Start of Dataset section
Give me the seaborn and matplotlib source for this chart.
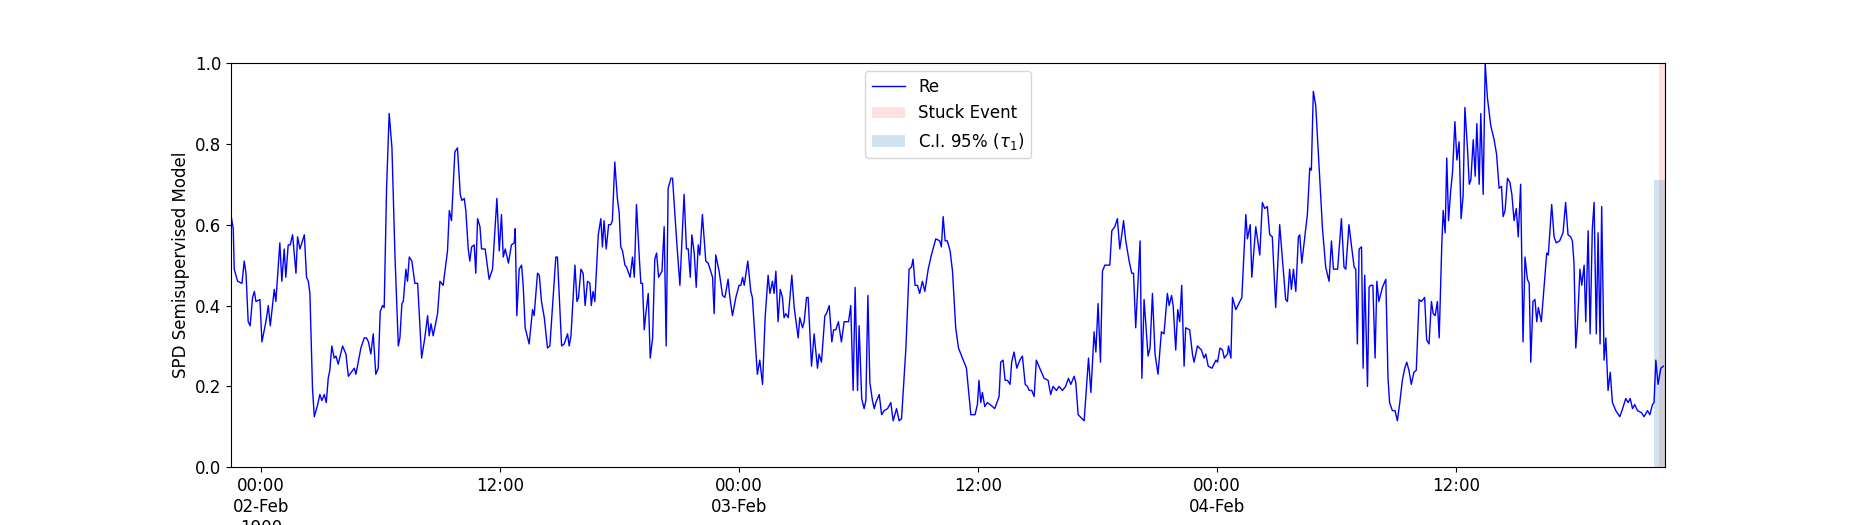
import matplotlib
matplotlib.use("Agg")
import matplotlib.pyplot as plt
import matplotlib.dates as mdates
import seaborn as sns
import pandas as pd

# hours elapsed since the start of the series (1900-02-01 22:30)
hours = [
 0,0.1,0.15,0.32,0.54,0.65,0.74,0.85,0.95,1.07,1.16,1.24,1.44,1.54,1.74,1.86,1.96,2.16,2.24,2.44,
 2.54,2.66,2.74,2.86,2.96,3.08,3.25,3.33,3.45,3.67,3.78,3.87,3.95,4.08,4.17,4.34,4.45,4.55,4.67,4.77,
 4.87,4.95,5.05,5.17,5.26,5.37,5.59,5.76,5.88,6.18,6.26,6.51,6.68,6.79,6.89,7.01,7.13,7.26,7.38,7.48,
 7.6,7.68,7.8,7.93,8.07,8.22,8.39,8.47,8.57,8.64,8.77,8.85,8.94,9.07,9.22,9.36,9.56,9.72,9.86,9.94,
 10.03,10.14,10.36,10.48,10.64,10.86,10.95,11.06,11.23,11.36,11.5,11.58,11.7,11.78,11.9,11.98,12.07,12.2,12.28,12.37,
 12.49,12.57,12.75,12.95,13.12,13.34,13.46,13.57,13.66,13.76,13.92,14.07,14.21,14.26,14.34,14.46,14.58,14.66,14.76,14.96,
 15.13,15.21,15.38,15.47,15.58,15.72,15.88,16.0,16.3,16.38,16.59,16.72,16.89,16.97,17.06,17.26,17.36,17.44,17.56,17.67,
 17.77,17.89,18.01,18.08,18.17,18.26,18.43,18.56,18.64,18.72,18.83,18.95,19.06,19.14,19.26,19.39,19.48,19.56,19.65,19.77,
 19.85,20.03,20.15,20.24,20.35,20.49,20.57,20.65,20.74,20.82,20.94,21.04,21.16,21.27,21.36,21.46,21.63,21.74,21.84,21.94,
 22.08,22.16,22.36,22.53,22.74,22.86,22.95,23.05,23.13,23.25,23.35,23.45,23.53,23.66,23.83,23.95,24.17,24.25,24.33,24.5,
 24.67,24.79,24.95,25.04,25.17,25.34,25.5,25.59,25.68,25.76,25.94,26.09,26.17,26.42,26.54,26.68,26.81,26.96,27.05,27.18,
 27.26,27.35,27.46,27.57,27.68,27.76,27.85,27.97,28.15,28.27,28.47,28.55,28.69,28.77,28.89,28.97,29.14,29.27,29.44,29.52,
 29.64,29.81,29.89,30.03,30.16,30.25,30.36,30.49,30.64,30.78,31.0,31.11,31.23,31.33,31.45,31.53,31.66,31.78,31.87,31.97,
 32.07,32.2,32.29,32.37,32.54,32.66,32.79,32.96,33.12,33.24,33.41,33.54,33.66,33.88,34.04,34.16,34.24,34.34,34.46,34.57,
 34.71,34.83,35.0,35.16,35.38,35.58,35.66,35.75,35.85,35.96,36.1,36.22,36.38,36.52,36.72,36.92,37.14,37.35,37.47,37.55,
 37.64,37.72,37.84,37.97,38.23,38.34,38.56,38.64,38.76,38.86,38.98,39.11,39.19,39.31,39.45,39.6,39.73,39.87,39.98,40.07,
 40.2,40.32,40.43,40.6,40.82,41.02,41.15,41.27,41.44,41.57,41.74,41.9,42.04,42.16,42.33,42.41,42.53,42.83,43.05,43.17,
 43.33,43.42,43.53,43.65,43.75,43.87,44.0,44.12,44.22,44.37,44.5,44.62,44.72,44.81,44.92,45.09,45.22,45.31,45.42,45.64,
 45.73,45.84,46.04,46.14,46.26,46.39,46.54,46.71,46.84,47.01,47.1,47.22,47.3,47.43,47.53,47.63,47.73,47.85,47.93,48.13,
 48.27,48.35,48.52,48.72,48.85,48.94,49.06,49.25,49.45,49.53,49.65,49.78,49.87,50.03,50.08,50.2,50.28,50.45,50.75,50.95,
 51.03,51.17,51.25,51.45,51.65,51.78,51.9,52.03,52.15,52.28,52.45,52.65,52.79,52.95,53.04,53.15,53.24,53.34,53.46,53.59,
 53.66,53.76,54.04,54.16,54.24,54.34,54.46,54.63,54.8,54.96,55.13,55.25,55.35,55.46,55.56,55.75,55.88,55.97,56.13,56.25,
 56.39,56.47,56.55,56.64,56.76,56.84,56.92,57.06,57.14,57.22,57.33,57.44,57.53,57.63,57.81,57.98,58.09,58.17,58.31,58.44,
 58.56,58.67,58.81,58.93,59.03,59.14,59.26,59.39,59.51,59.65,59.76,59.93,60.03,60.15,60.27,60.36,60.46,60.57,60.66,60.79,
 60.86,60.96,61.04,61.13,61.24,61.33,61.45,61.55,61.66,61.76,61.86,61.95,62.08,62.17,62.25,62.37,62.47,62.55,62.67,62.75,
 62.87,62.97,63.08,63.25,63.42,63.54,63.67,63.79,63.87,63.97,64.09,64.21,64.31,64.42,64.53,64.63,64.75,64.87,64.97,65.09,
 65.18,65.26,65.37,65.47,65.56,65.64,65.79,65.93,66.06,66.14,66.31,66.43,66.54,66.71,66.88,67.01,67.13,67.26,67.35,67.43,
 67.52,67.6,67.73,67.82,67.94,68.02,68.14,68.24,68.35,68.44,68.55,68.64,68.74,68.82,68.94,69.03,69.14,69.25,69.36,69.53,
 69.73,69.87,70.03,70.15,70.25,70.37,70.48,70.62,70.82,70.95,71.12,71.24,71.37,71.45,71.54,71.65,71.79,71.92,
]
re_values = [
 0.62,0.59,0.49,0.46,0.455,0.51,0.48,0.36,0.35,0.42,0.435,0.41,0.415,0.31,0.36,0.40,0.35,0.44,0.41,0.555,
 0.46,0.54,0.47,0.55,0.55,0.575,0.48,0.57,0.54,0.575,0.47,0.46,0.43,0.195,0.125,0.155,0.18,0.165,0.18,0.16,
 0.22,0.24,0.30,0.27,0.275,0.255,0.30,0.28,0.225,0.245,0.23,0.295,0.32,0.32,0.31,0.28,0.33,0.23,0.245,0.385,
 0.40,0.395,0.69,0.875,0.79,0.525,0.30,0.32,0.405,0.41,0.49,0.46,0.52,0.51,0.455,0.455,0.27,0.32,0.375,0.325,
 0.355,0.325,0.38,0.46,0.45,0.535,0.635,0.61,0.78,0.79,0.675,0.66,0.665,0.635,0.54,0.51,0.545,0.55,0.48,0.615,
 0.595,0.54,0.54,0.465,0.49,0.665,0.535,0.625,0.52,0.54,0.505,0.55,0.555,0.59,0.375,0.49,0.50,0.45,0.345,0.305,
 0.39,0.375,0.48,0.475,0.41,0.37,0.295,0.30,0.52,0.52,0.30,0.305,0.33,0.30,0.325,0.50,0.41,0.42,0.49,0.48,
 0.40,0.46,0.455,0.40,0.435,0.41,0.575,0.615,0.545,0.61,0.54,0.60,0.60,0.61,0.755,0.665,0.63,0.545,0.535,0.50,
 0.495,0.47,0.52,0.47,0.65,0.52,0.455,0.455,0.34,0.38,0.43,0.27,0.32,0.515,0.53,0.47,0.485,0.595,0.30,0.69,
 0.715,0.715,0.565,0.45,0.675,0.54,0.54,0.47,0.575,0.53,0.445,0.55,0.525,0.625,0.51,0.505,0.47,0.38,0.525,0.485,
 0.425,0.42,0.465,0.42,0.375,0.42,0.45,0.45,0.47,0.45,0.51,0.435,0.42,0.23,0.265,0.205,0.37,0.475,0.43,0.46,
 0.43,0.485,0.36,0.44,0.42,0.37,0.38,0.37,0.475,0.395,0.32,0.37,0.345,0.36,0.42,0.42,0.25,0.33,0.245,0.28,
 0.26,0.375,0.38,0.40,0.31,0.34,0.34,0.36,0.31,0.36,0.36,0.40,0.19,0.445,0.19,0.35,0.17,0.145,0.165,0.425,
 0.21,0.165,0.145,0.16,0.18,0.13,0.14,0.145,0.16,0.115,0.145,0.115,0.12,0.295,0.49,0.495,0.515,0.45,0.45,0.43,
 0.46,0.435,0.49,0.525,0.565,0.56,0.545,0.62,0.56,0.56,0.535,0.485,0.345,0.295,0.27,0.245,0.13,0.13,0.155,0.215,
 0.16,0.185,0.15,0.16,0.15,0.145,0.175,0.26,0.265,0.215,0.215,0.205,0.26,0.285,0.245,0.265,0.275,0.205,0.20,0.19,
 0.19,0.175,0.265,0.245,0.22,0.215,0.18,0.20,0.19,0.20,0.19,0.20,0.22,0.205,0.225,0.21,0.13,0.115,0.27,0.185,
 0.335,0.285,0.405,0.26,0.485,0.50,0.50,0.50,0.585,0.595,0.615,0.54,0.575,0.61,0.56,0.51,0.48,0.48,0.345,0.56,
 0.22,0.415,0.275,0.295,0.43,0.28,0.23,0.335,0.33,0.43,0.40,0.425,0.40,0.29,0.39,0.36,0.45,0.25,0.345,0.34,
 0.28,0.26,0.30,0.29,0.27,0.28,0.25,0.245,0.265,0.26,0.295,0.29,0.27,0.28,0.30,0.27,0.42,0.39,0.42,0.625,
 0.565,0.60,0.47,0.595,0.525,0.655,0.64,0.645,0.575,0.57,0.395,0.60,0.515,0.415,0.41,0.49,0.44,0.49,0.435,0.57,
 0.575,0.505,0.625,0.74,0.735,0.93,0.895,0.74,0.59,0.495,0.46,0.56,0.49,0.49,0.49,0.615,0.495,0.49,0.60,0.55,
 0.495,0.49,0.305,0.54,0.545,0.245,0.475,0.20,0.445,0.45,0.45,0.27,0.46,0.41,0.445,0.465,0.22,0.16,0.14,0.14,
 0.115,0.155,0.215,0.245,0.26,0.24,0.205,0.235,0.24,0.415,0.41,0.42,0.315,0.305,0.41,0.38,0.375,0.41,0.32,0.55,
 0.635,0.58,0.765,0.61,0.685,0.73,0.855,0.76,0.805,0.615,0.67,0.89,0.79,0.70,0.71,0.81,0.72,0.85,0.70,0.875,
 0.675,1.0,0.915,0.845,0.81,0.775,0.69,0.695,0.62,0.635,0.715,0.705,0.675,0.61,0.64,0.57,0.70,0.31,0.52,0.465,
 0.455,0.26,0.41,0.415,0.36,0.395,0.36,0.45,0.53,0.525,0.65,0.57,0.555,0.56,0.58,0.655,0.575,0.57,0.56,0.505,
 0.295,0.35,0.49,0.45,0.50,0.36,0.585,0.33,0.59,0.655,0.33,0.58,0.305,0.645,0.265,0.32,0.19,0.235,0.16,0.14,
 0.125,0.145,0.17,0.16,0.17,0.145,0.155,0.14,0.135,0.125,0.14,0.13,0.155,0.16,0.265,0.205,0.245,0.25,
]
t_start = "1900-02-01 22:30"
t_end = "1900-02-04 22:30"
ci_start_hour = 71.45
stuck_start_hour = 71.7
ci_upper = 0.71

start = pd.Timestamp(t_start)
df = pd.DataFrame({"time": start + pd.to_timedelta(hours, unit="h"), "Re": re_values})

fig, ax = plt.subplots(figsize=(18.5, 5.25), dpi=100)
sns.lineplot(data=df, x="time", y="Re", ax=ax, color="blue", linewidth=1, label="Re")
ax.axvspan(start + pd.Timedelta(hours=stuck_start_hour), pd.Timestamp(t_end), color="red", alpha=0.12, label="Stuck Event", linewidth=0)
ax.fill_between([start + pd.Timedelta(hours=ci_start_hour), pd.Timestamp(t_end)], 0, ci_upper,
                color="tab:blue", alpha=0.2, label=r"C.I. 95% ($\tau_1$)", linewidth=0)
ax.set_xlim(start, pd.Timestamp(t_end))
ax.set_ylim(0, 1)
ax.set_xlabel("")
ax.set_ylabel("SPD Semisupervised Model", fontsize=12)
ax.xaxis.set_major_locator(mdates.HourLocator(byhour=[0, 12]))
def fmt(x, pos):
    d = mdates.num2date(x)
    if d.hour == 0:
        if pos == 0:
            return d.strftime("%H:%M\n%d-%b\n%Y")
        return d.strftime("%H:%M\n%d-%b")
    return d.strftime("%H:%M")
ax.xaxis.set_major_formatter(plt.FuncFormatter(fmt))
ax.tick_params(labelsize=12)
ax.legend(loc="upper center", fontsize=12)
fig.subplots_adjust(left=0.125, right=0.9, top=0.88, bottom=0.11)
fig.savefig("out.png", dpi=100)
End of Dataset section
:: What you have to do ::
Repeat only the lines between the start of the data and the line with "import pandas as pd", including those two lines, and skip the pictures.

:: Written answer ::
Give me the seaborn and matplotlib source for this chart.
import matplotlib
matplotlib.use("Agg")
import matplotlib.pyplot as plt
import matplotlib.dates as mdates
import seaborn as sns
import pandas as pd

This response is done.